Sometimes we stop; we look in at St Mary's church above Luxborough; we take photographs.

 A very muddy man on a trail bike stops; he and his companions have been hopelessly lost for miles, winding in and out, up and down, round and round, through the little lanes. We share a map, and he and his group roar off; later we spot them lost again, peering confusedly at the sat-navs that struggle to cope with the twists and turns, farm tracks and dead ends that lie in wait for the unwary.

Then home for a few hours of gardening, weeding, planting, planning where to put the gated arch that will keep an enthusiastic labrador off the flower beds. The garden is full of stinky Herb Robert, which I regard as the enemy; it thrives down here, so my ruthless pulling-out won't endanger it in the slightest. I am delighted to find that one of its other names is Death Come Quickly....

Sensing my strange reluctance to weed for hours (or getting fed up, perhaps, with my lack of focus and over-keenness to look way beyond the task in hand to the dream garden that may evolve in years to come?), the Companion releases me, and I go indoors to bake a chocolate cake instead.

By evening those plants that have been released from pots look like they are already
stretching their legs and extending their toes, grateful for real soil and freedom to grow.
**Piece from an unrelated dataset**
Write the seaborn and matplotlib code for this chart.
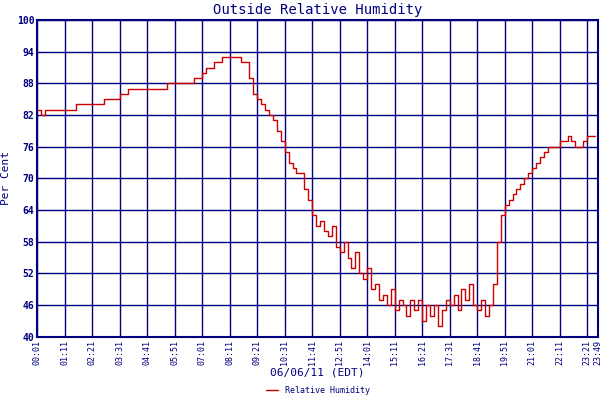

The chocolate cake, on the other hand, is a less grateful affair; it looks, smells and tastes good (and so it should, given the ingredients) but it sinks in the middle and is oddly dry and powdery. One for cream or chocolate sauce, I think.

Never my favourite day of the week, after the bleakness and rigours of a convent boarding school, I'm finding that Sundays are really rather pleasant these days.

Hours of battling with Death Come Quickly excepted, of course.

Friday, 18 May 2012

Hot off the press

This was on the front page of the local paper. The front page.

It amuses me on so many levels.....

Thursday, 17 May 2012

Time get the old Bakelite clock repaired.

It's been 8.21 for far too long*.


Tuesday, 15 May 2012


Sometimes, it's just too much to resist. Park up, intending to walk on the beach, but find ourselves lured into the private holiday chalet site, enticed by the little woodland walk that runs along behind. Walk confidently, as if residents, but feeling slightly furtive and guilty.

Hardly any of the chalets are in use at present, and we meet almost no one. Two long rows of neat little buildings, facing either out over the beach, or across the sunlit fields to the hills with their castle and folly.

Take photos. Reach the end, and walk back to the car along the beach, the sun setting behind us.

Except for birds, the beach is bafflingly empty. Where is everybody?

Just us; we are privileged to have this lovely beach to ourselves.

But people have been here before.

And then, swallows swooping above and around us, we go home.